What is surprising is that after more than 60 years the strike against the Empire Zinc Company in Hanover, New Mexico, still wields such interest and fascination. This is simply proof of the power of the enduring spirit in the face of adversity. Los mineros (the miners) of the Empire Zinc Company are an important part of our New Mexico heritage—pasaron por aqui—they left their mark here. Since I use the film in my course on The Chicano Experience in the United States I’ve been asked to be a keynote speaker at the 60th anniversary event.
What is spurring my interest these days is the rising use of social media by Latinos not just in the United States but hemispherically. Everywhere around the state ubiquitous cell phones and iPads are communicating with each other. This is not a white/black or ethnic driven phenomenon; it’s part of the human evolution of communication, made all the more significant because it augurs possibilities for a unity of Latinos. The use of social media, according to the pundits, was the winning element in the re-election of President Obama. The trick now is how to make it work for the aspirations of Latino Americans.
One way, evident at the moment, is the instantaneity of the media. Whoever we want to talk to no matter the distance—hay ‘tan, there they are. Electronic mail hastens that process as well. As does facebook and twitter. That part of the media over which we can exercise some measure of control is advantageous to the amelioration of Latino Americans. Mainstream media, however, is a horse of a different color. On Cesar Chavez Day not one mainstream network featured anything about him. Que hacemos? Manos a la obra! What shall we do? Let’s get to work!

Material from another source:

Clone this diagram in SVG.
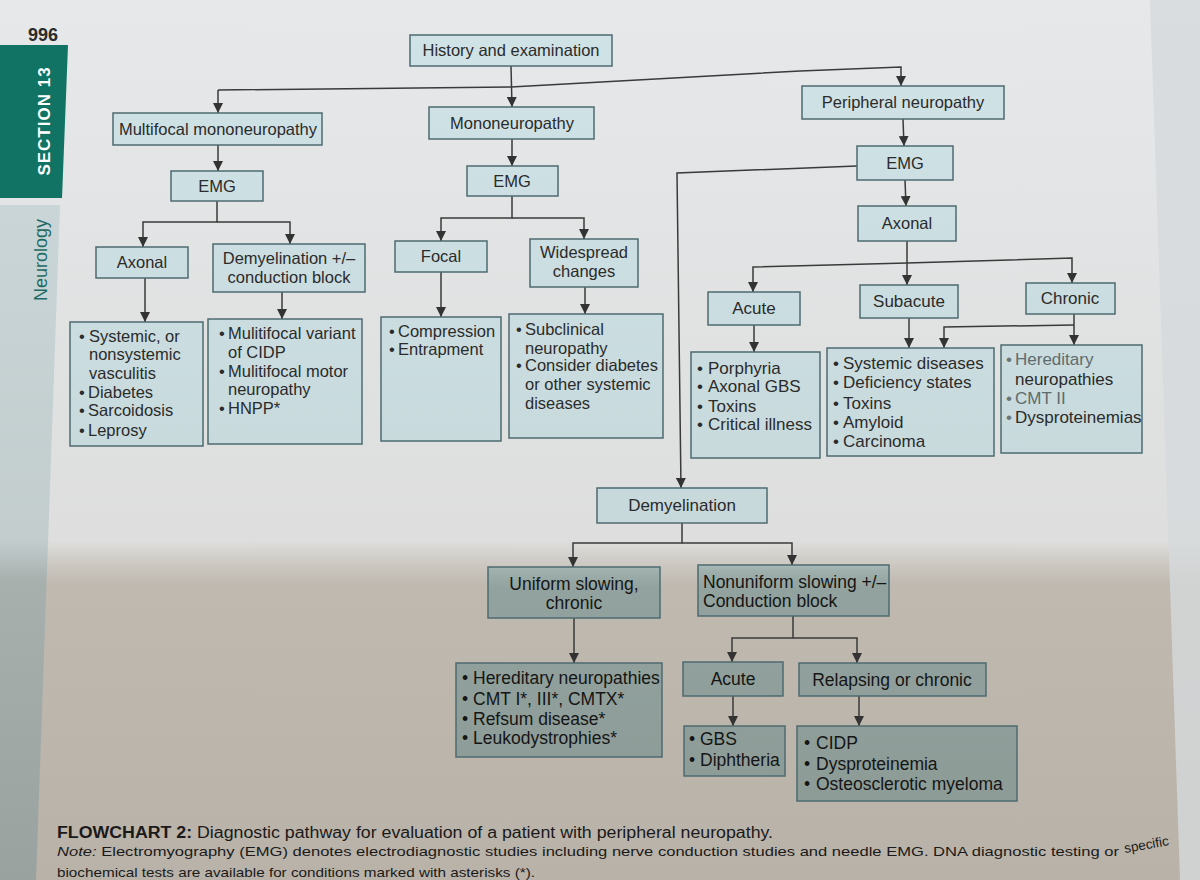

____________________________________________________________________
Dr. Felipe de Ortego y Gasca, Ph.D. (English, University of New Mexico, ‘71) is
Scholar In Residence and Past Chair of the Department of Chicana/o and Hemispheric Studies,
College of Arts and Sciences, Western New Mexico University and was founding Director of the
Chicano Studies Deaprtment at the University of Texas at El Paso. He is Editor-in-Chief of the
Greenwood Encyclopedia of Latino Issues Today (2 Vols.) forthcoming.